**Required task**: Write out the material exactly, with the pictures left out.

**Data excerpt**:
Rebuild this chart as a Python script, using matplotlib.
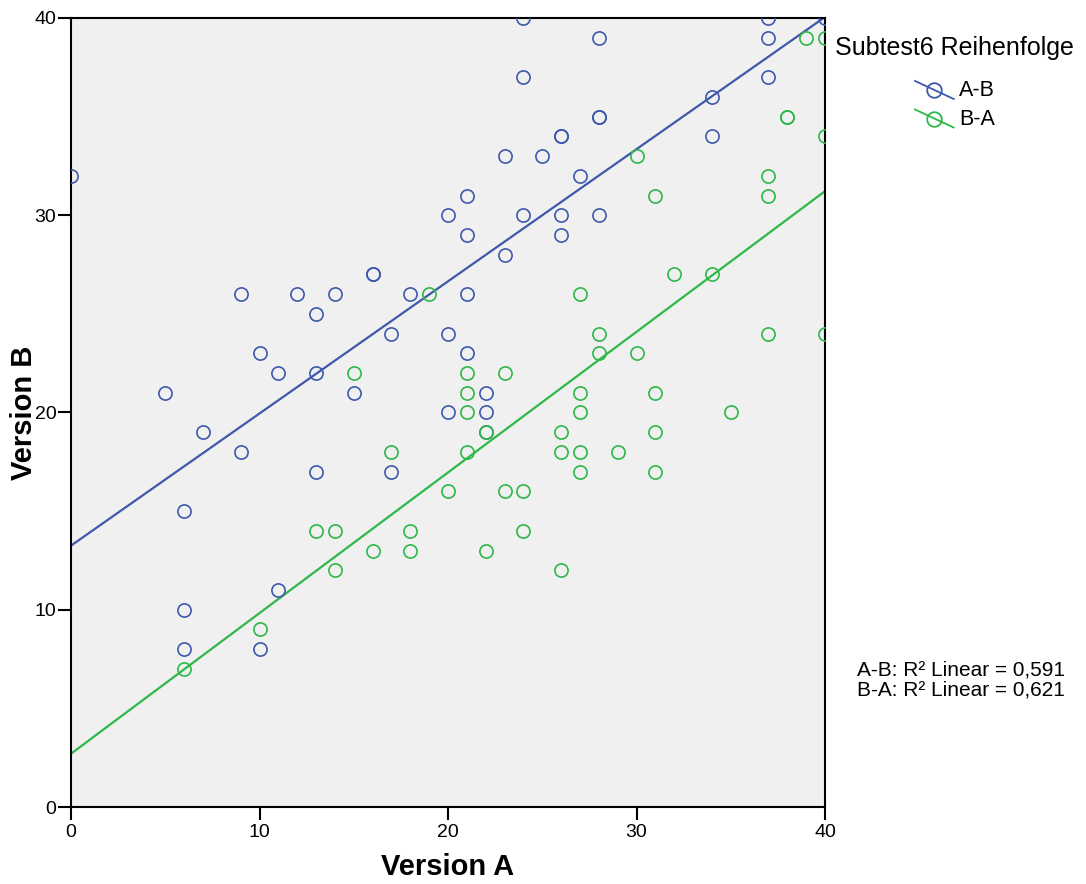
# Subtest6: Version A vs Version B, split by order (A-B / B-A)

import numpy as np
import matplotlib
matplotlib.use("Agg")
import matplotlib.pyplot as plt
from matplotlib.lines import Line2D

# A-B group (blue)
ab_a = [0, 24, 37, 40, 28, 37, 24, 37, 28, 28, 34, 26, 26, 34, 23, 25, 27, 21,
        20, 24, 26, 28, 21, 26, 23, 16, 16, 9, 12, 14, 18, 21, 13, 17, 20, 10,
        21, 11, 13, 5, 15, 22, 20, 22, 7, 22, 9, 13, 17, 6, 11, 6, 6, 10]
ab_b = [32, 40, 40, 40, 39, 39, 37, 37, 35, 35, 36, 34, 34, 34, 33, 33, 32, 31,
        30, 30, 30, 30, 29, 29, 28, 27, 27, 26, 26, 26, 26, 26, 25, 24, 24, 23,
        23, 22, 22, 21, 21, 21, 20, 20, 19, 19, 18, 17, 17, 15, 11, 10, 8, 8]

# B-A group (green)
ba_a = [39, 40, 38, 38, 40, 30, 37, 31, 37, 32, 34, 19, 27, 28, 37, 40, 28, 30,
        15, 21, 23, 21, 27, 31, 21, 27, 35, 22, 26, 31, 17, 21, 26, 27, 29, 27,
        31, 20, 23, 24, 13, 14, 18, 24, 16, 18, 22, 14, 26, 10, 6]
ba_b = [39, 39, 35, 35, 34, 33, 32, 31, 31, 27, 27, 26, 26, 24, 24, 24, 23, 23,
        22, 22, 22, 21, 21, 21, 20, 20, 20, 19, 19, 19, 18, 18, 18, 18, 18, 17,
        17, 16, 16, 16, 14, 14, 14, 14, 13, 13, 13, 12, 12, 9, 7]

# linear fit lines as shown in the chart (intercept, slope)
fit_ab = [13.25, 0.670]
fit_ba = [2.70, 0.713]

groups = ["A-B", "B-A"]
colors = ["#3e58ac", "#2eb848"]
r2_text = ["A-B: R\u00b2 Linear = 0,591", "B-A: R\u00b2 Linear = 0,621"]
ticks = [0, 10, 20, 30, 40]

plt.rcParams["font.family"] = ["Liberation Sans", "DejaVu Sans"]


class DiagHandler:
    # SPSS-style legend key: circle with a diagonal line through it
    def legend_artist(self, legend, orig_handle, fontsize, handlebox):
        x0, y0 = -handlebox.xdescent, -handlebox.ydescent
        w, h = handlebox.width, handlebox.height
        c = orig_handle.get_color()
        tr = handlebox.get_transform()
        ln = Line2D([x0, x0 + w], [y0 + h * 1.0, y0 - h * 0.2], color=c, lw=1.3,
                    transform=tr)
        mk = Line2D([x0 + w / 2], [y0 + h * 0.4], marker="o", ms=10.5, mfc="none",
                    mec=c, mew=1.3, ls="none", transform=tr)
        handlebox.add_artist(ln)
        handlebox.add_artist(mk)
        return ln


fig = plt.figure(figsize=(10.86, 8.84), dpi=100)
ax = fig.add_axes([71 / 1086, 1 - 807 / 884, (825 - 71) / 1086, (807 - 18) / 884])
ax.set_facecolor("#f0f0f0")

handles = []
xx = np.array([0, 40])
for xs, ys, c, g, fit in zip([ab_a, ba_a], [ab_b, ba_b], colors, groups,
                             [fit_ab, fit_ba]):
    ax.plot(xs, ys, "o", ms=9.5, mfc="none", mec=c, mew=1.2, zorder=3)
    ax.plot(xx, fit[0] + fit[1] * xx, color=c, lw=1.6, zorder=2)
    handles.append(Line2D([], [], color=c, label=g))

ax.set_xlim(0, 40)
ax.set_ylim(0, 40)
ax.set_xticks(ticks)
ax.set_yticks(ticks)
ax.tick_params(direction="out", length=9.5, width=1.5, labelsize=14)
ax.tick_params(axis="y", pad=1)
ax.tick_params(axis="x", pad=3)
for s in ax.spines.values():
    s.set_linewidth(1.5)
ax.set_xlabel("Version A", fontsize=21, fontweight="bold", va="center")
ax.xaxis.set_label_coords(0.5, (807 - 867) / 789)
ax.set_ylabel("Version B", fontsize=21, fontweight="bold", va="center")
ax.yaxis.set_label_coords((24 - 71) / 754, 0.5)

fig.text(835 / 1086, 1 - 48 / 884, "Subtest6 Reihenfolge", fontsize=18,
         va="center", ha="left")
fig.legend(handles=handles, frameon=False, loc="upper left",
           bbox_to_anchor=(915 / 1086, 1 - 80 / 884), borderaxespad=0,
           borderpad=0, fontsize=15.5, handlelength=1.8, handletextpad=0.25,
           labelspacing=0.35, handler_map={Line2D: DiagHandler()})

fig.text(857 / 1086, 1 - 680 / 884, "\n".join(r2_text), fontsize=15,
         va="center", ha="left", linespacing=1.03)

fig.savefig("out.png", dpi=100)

**Solution**:
Rebuild this chart as a Python script, using matplotlib.
# Subtest6: Version A vs Version B, split by order (A-B / B-A)

import numpy as np
import matplotlib
matplotlib.use("Agg")
import matplotlib.pyplot as plt
from matplotlib.lines import Line2D

# A-B group (blue)
ab_a = [0, 24, 37, 40, 28, 37, 24, 37, 28, 28, 34, 26, 26, 34, 23, 25, 27, 21,
        20, 24, 26, 28, 21, 26, 23, 16, 16, 9, 12, 14, 18, 21, 13, 17, 20, 10,
        21, 11, 13, 5, 15, 22, 20, 22, 7, 22, 9, 13, 17, 6, 11, 6, 6, 10]
ab_b = [32, 40, 40, 40, 39, 39, 37, 37, 35, 35, 36, 34, 34, 34, 33, 33, 32, 31,
        30, 30, 30, 30, 29, 29, 28, 27, 27, 26, 26, 26, 26, 26, 25, 24, 24, 23,
        23, 22, 22, 21, 21, 21, 20, 20, 19, 19, 18, 17, 17, 15, 11, 10, 8, 8]

# B-A group (green)
ba_a = [39, 40, 38, 38, 40, 30, 37, 31, 37, 32, 34, 19, 27, 28, 37, 40, 28, 30,
        15, 21, 23, 21, 27, 31, 21, 27, 35, 22, 26, 31, 17, 21, 26, 27, 29, 27,
        31, 20, 23, 24, 13, 14, 18, 24, 16, 18, 22, 14, 26, 10, 6]
ba_b = [39, 39, 35, 35, 34, 33, 32, 31, 31, 27, 27, 26, 26, 24, 24, 24, 23, 23,
        22, 22, 22, 21, 21, 21, 20, 20, 20, 19, 19, 19, 18, 18, 18, 18, 18, 17,
        17, 16, 16, 16, 14, 14, 14, 14, 13, 13, 13, 12, 12, 9, 7]

# linear fit lines as shown in the chart (intercept, slope)
fit_ab = [13.25, 0.670]
fit_ba = [2.70, 0.713]

groups = ["A-B", "B-A"]
colors = ["#3e58ac", "#2eb848"]
r2_text = ["A-B: R\u00b2 Linear = 0,591", "B-A: R\u00b2 Linear = 0,621"]
ticks = [0, 10, 20, 30, 40]

plt.rcParams["font.family"] = ["Liberation Sans", "DejaVu Sans"]


class DiagHandler:
    # SPSS-style legend key: circle with a diagonal line through it
    def legend_artist(self, legend, orig_handle, fontsize, handlebox):
        x0, y0 = -handlebox.xdescent, -handlebox.ydescent
        w, h = handlebox.width, handlebox.height
        c = orig_handle.get_color()
        tr = handlebox.get_transform()
        ln = Line2D([x0, x0 + w], [y0 + h * 1.0, y0 - h * 0.2], color=c, lw=1.3,
                    transform=tr)
        mk = Line2D([x0 + w / 2], [y0 + h * 0.4], marker="o", ms=10.5, mfc="none",
                    mec=c, mew=1.3, ls="none", transform=tr)
        handlebox.add_artist(ln)
        handlebox.add_artist(mk)
        return ln


fig = plt.figure(figsize=(10.86, 8.84), dpi=100)
ax = fig.add_axes([71 / 1086, 1 - 807 / 884, (825 - 71) / 1086, (807 - 18) / 884])
ax.set_facecolor("#f0f0f0")

handles = []
xx = np.array([0, 40])
for xs, ys, c, g, fit in zip([ab_a, ba_a], [ab_b, ba_b], colors, groups,
                             [fit_ab, fit_ba]):
    ax.plot(xs, ys, "o", ms=9.5, mfc="none", mec=c, mew=1.2, zorder=3)
    ax.plot(xx, fit[0] + fit[1] * xx, color=c, lw=1.6, zorder=2)
    handles.append(Line2D([], [], color=c, label=g))

ax.set_xlim(0, 40)
ax.set_ylim(0, 40)
ax.set_xticks(ticks)
ax.set_yticks(ticks)
ax.tick_params(direction="out", length=9.5, width=1.5, labelsize=14)
ax.tick_params(axis="y", pad=1)
ax.tick_params(axis="x", pad=3)
for s in ax.spines.values():
    s.set_linewidth(1.5)
ax.set_xlabel("Version A", fontsize=21, fontweight="bold", va="center")
ax.xaxis.set_label_coords(0.5, (807 - 867) / 789)
ax.set_ylabel("Version B", fontsize=21, fontweight="bold", va="center")
ax.yaxis.set_label_coords((24 - 71) / 754, 0.5)

fig.text(835 / 1086, 1 - 48 / 884, "Subtest6 Reihenfolge", fontsize=18,
         va="center", ha="left")
fig.legend(handles=handles, frameon=False, loc="upper left",
           bbox_to_anchor=(915 / 1086, 1 - 80 / 884), borderaxespad=0,
           borderpad=0, fontsize=15.5, handlelength=1.8, handletextpad=0.25,
           labelspacing=0.35, handler_map={Line2D: DiagHandler()})

fig.text(857 / 1086, 1 - 680 / 884, "\n".join(r2_text), fontsize=15,
         va="center", ha="left", linespacing=1.03)

fig.savefig("out.png", dpi=100)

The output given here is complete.